- **Job**
Output all the material that follows, exactly as given.

[Charts and diagrams as code]
↓

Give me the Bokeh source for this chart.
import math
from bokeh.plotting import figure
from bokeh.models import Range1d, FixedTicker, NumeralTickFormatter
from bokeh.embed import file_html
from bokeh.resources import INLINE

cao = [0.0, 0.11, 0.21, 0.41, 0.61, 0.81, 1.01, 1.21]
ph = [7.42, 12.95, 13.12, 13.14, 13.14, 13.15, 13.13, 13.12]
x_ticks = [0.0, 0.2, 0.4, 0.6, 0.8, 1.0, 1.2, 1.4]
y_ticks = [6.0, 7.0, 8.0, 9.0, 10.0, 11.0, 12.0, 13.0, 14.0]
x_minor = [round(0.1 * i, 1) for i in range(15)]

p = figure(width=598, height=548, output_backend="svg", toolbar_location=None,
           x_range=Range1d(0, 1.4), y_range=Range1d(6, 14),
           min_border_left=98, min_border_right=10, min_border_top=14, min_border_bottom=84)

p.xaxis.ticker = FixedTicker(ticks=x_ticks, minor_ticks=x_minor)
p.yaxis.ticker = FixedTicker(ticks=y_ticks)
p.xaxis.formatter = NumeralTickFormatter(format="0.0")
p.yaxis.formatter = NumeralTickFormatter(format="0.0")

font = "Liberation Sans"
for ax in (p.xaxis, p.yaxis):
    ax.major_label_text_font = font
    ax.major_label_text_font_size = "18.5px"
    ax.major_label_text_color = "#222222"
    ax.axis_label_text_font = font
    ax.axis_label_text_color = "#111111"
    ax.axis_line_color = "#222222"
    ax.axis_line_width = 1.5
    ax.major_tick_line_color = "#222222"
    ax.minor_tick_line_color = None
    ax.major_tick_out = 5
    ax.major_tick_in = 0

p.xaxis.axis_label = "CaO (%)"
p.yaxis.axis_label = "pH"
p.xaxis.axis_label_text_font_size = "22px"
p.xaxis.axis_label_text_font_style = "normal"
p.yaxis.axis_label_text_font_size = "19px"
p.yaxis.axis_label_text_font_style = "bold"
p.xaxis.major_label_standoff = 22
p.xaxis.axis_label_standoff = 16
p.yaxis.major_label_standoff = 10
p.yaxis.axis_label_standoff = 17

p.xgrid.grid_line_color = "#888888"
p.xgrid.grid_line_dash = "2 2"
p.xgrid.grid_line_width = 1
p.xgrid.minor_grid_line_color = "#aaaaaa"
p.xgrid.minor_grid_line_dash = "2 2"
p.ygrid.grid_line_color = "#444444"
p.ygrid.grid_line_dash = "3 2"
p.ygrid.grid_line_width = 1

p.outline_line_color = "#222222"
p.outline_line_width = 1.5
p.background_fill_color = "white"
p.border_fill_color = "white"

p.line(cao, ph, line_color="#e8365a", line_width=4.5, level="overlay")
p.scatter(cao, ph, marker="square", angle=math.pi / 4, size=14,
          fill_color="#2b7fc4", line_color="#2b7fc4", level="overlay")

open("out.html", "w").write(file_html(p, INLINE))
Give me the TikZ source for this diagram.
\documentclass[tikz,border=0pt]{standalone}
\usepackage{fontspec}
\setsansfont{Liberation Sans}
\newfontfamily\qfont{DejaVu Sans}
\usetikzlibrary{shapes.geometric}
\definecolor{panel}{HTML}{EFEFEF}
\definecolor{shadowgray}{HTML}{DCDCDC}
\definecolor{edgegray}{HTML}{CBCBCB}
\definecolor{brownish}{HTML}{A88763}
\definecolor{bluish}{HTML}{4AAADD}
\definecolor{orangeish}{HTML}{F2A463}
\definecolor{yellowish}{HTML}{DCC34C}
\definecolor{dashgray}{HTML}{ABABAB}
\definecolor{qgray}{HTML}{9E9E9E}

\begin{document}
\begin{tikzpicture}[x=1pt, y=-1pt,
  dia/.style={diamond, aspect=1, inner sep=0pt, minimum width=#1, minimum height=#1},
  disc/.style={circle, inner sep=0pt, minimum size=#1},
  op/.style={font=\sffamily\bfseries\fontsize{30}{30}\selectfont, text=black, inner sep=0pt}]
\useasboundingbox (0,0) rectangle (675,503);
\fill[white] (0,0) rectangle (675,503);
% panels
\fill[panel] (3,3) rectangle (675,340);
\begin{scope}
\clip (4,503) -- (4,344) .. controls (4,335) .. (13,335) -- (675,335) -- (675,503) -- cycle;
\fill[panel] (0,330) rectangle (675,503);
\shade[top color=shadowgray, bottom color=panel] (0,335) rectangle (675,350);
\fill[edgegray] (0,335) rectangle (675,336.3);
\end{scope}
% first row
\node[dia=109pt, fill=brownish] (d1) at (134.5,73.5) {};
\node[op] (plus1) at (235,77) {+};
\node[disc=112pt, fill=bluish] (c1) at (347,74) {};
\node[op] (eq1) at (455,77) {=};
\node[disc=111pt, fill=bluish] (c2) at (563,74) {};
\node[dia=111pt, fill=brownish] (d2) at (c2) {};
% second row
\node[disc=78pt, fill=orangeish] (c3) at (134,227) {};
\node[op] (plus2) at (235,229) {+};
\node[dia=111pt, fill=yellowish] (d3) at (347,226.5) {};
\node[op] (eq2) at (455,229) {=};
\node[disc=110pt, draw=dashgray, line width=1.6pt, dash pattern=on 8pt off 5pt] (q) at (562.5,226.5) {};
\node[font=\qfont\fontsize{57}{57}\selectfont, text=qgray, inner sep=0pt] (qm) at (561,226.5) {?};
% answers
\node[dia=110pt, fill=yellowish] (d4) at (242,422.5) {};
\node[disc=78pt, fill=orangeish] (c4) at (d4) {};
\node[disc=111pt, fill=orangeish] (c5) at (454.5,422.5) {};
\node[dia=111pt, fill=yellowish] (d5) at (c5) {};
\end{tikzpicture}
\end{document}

↑

- **Solution to this problem**
Give me the Bokeh source for this chart.
import math
from bokeh.plotting import figure
from bokeh.models import Range1d, FixedTicker, NumeralTickFormatter
from bokeh.embed import file_html
from bokeh.resources import INLINE

cao = [0.0, 0.11, 0.21, 0.41, 0.61, 0.81, 1.01, 1.21]
ph = [7.42, 12.95, 13.12, 13.14, 13.14, 13.15, 13.13, 13.12]
x_ticks = [0.0, 0.2, 0.4, 0.6, 0.8, 1.0, 1.2, 1.4]
y_ticks = [6.0, 7.0, 8.0, 9.0, 10.0, 11.0, 12.0, 13.0, 14.0]
x_minor = [round(0.1 * i, 1) for i in range(15)]

p = figure(width=598, height=548, output_backend="svg", toolbar_location=None,
           x_range=Range1d(0, 1.4), y_range=Range1d(6, 14),
           min_border_left=98, min_border_right=10, min_border_top=14, min_border_bottom=84)

p.xaxis.ticker = FixedTicker(ticks=x_ticks, minor_ticks=x_minor)
p.yaxis.ticker = FixedTicker(ticks=y_ticks)
p.xaxis.formatter = NumeralTickFormatter(format="0.0")
p.yaxis.formatter = NumeralTickFormatter(format="0.0")

font = "Liberation Sans"
for ax in (p.xaxis, p.yaxis):
    ax.major_label_text_font = font
    ax.major_label_text_font_size = "18.5px"
    ax.major_label_text_color = "#222222"
    ax.axis_label_text_font = font
    ax.axis_label_text_color = "#111111"
    ax.axis_line_color = "#222222"
    ax.axis_line_width = 1.5
    ax.major_tick_line_color = "#222222"
    ax.minor_tick_line_color = None
    ax.major_tick_out = 5
    ax.major_tick_in = 0

p.xaxis.axis_label = "CaO (%)"
p.yaxis.axis_label = "pH"
p.xaxis.axis_label_text_font_size = "22px"
p.xaxis.axis_label_text_font_style = "normal"
p.yaxis.axis_label_text_font_size = "19px"
p.yaxis.axis_label_text_font_style = "bold"
p.xaxis.major_label_standoff = 22
p.xaxis.axis_label_standoff = 16
p.yaxis.major_label_standoff = 10
p.yaxis.axis_label_standoff = 17

p.xgrid.grid_line_color = "#888888"
p.xgrid.grid_line_dash = "2 2"
p.xgrid.grid_line_width = 1
p.xgrid.minor_grid_line_color = "#aaaaaa"
p.xgrid.minor_grid_line_dash = "2 2"
p.ygrid.grid_line_color = "#444444"
p.ygrid.grid_line_dash = "3 2"
p.ygrid.grid_line_width = 1

p.outline_line_color = "#222222"
p.outline_line_width = 1.5
p.background_fill_color = "white"
p.border_fill_color = "white"

p.line(cao, ph, line_color="#e8365a", line_width=4.5, level="overlay")
p.scatter(cao, ph, marker="square", angle=math.pi / 4, size=14,
          fill_color="#2b7fc4", line_color="#2b7fc4", level="overlay")

open("out.html", "w").write(file_html(p, INLINE))
Give me the TikZ source for this diagram.
\documentclass[tikz,border=0pt]{standalone}
\usepackage{fontspec}
\setsansfont{Liberation Sans}
\newfontfamily\qfont{DejaVu Sans}
\usetikzlibrary{shapes.geometric}
\definecolor{panel}{HTML}{EFEFEF}
\definecolor{shadowgray}{HTML}{DCDCDC}
\definecolor{edgegray}{HTML}{CBCBCB}
\definecolor{brownish}{HTML}{A88763}
\definecolor{bluish}{HTML}{4AAADD}
\definecolor{orangeish}{HTML}{F2A463}
\definecolor{yellowish}{HTML}{DCC34C}
\definecolor{dashgray}{HTML}{ABABAB}
\definecolor{qgray}{HTML}{9E9E9E}

\begin{document}
\begin{tikzpicture}[x=1pt, y=-1pt,
  dia/.style={diamond, aspect=1, inner sep=0pt, minimum width=#1, minimum height=#1},
  disc/.style={circle, inner sep=0pt, minimum size=#1},
  op/.style={font=\sffamily\bfseries\fontsize{30}{30}\selectfont, text=black, inner sep=0pt}]
\useasboundingbox (0,0) rectangle (675,503);
\fill[white] (0,0) rectangle (675,503);
% panels
\fill[panel] (3,3) rectangle (675,340);
\begin{scope}
\clip (4,503) -- (4,344) .. controls (4,335) .. (13,335) -- (675,335) -- (675,503) -- cycle;
\fill[panel] (0,330) rectangle (675,503);
\shade[top color=shadowgray, bottom color=panel] (0,335) rectangle (675,350);
\fill[edgegray] (0,335) rectangle (675,336.3);
\end{scope}
% first row
\node[dia=109pt, fill=brownish] (d1) at (134.5,73.5) {};
\node[op] (plus1) at (235,77) {+};
\node[disc=112pt, fill=bluish] (c1) at (347,74) {};
\node[op] (eq1) at (455,77) {=};
\node[disc=111pt, fill=bluish] (c2) at (563,74) {};
\node[dia=111pt, fill=brownish] (d2) at (c2) {};
% second row
\node[disc=78pt, fill=orangeish] (c3) at (134,227) {};
\node[op] (plus2) at (235,229) {+};
\node[dia=111pt, fill=yellowish] (d3) at (347,226.5) {};
\node[op] (eq2) at (455,229) {=};
\node[disc=110pt, draw=dashgray, line width=1.6pt, dash pattern=on 8pt off 5pt] (q) at (562.5,226.5) {};
\node[font=\qfont\fontsize{57}{57}\selectfont, text=qgray, inner sep=0pt] (qm) at (561,226.5) {?};
% answers
\node[dia=110pt, fill=yellowish] (d4) at (242,422.5) {};
\node[disc=78pt, fill=orangeish] (c4) at (d4) {};
\node[disc=111pt, fill=orangeish] (c5) at (454.5,422.5) {};
\node[dia=111pt, fill=yellowish] (d5) at (c5) {};
\end{tikzpicture}
\end{document}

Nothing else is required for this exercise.